Ms. Gibson’s district, which is outside Richmond and primarily in Henrico County, is one of seven tossup seats in the 100-member House, according to the nonpartisan Virginia Public Access Project.
Releasing damaging information about candidates of the opposing party into the heat of a campaign is an age-old political practice, but the sensational nature of the disclosure of sex tapes — reportedly featuring Ms. Gibson and her husband, a lawyer — is highly unusual. Ms. Gibson called the release of the tapes “the worst gutter politics.” The Post said it learned of the material from a “Republican operative” who denied a connection to Ms. Gibson’s opponent, David Owen, or to other political groups in Virginia.
Daniel P. Watkins, a lawyer for Ms. Gibson, said it was unlawful in the state to record someone in a state of undress and distribute it to a third party without that person’s consent.
“It’s illegal and it’s disgusting to disseminate this kind of material, and we’re working closely with the F.B.I. and local prosecutors to bring the wrongdoers to justice,” Mr. Watkins said.
Ms.
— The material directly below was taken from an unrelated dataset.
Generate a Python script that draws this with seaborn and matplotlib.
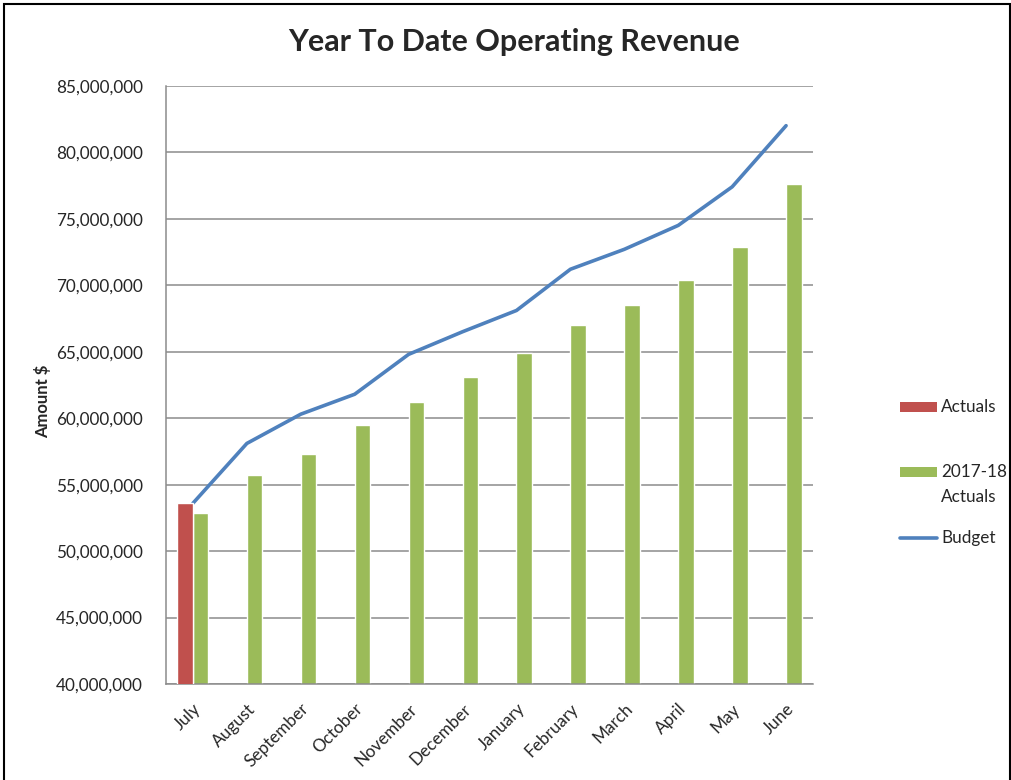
import numpy as np
import pandas as pd
import matplotlib
matplotlib.use("Agg")
import matplotlib.pyplot as plt
import seaborn as sns
from matplotlib.patches import Rectangle
from matplotlib.lines import Line2D

months = ["July", "August", "September", "October", "November", "December",
          "January", "February", "March", "April", "May", "June"]
actuals = [53.6, np.nan, np.nan, np.nan, np.nan, np.nan,
           np.nan, np.nan, np.nan, np.nan, np.nan, np.nan]
prior_actuals = [52.9, 55.7, 57.3, 59.5, 61.2, 63.1, 64.9, 67.0, 68.5, 70.4, 72.9, 77.6]
budget = [53.6, 58.1, 60.3, 61.8, 64.8, 66.5, 68.1, 71.2, 72.7, 74.5, 77.4, 82.0]

red = "#C0504D"
green = "#9BBB59"
blue = "#4F81BD"

sns.set_style("white")
plt.rcParams["font.family"] = ["Lato", "DejaVu Sans"]

bars = pd.DataFrame({
    "Month": months * 2,
    "Value": [v * 1e6 for v in actuals] + [v * 1e6 for v in prior_actuals],
    "Series": ["Actuals"] * 12 + ["2017-18 Actuals"] * 12,
})

fig = plt.figure(figsize=(10.12, 7.8), dpi=100)
ax = fig.add_axes([0.164, 0.123, 0.6394, 0.767])

# budget line sits under the red bar, over the green ones
ax.plot(np.arange(12), np.array(budget) * 1e6, color=blue, lw=2.6, zorder=2,
        solid_capstyle="round")
sns.barplot(data=bars, x="Month", y="Value", hue="Series", order=months,
            palette=[red, green], width=0.575, dodge=True, ax=ax,
            saturation=1, legend=False, zorder=1)
for p in ax.patches:
    if p.get_facecolor()[:3] == matplotlib.colors.to_rgb(red):
        p.set_zorder(3)

ax.set_ylim(40e6, 85e6)
ax.set_xlim(-0.5, 11.5)
ax.set_yticks(np.arange(40e6, 85e6 + 1, 5e6))
ax.yaxis.set_major_formatter(matplotlib.ticker.FuncFormatter(lambda v, p: f"{v:,.0f}"))
ax.yaxis.grid(True, color="#8c8c8c", lw=1.1)
ax.set_axisbelow(True)

ax.set_xticks(np.arange(12))
ax.set_xticklabels(months, rotation=45, ha="right", rotation_mode="anchor", fontsize=12.3)
ax.set_xticks(np.arange(-0.5, 12, 1), minor=True)
ax.tick_params(axis="x", which="major", length=0, pad=12)
ax.tick_params(axis="x", which="minor", length=5, color="#8c8c8c", direction="out")
ax.tick_params(axis="y", length=6.5, color="#8c8c8c", direction="out", labelsize=12.3, pad=10)

for s in ["top", "right"]:
    ax.spines[s].set_visible(False)
for s in ["left", "bottom"]:
    ax.spines[s].set_color("#8c8c8c")
    ax.spines[s].set_linewidth(1.1)

ax.set_xlabel("")
ax.set_ylabel("Amount $", fontsize=12, fontweight="bold")
ax.yaxis.set_label_coords(-0.178, 0.473)

fig.text(0.508, 0.946, "Year To Date Operating Revenue", ha="center", va="center",
         fontsize=22, fontweight="bold")

# legend drawn by hand: the two-line label keeps its key on the first line
legend_items = [("Patch", red, ["Actuals"], 407),
                ("Patch", green, ["2017-18", "Actuals"], 472),
                ("Line", blue, ["Budget"], 538)]
for kind, colour, lines, ypix in legend_items:
    yf = 1 - ypix / 780
    if kind == "Patch":
        fig.add_artist(Rectangle((900 / 1012, yf - 4.7 / 780), 37 / 1012, 9.4 / 780,
                                 transform=fig.transFigure, facecolor=colour,
                                 edgecolor="none"))
    else:
        fig.add_artist(Line2D([900 / 1012, 937 / 1012], [yf, yf], transform=fig.transFigure,
                              color=colour, lw=2.6, solid_capstyle="round"))
    for i, t in enumerate(lines):
        fig.text(941 / 1012, 1 - (ypix + 25 * i) / 780, t, ha="left", va="center",
                 fontsize=12.3)

fig.add_artist(Rectangle((0.004, -0.01), 0.994, 1.005, transform=fig.transFigure,
                         fill=False, edgecolor="black", lw=1.5))

fig.savefig("out.png", dpi=100)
Gibson gave no indication she was considering dropping out of the race.
“It won’t intimidate me and it won’t silence me,” she said in her statement. “My political opponents and their Republican allies have proven they’re willing to commit a sex crime to attack me and my family because there’s no line they won’t cross to silence women when they speak up.”
Virginia’s governor, Glenn Youngkin, a Republican, has raised record sums for his party in an effort to take full control of the Legislature, which, if successful, would cap a remarkable swing from two years ago when Democrats fully controlled state government.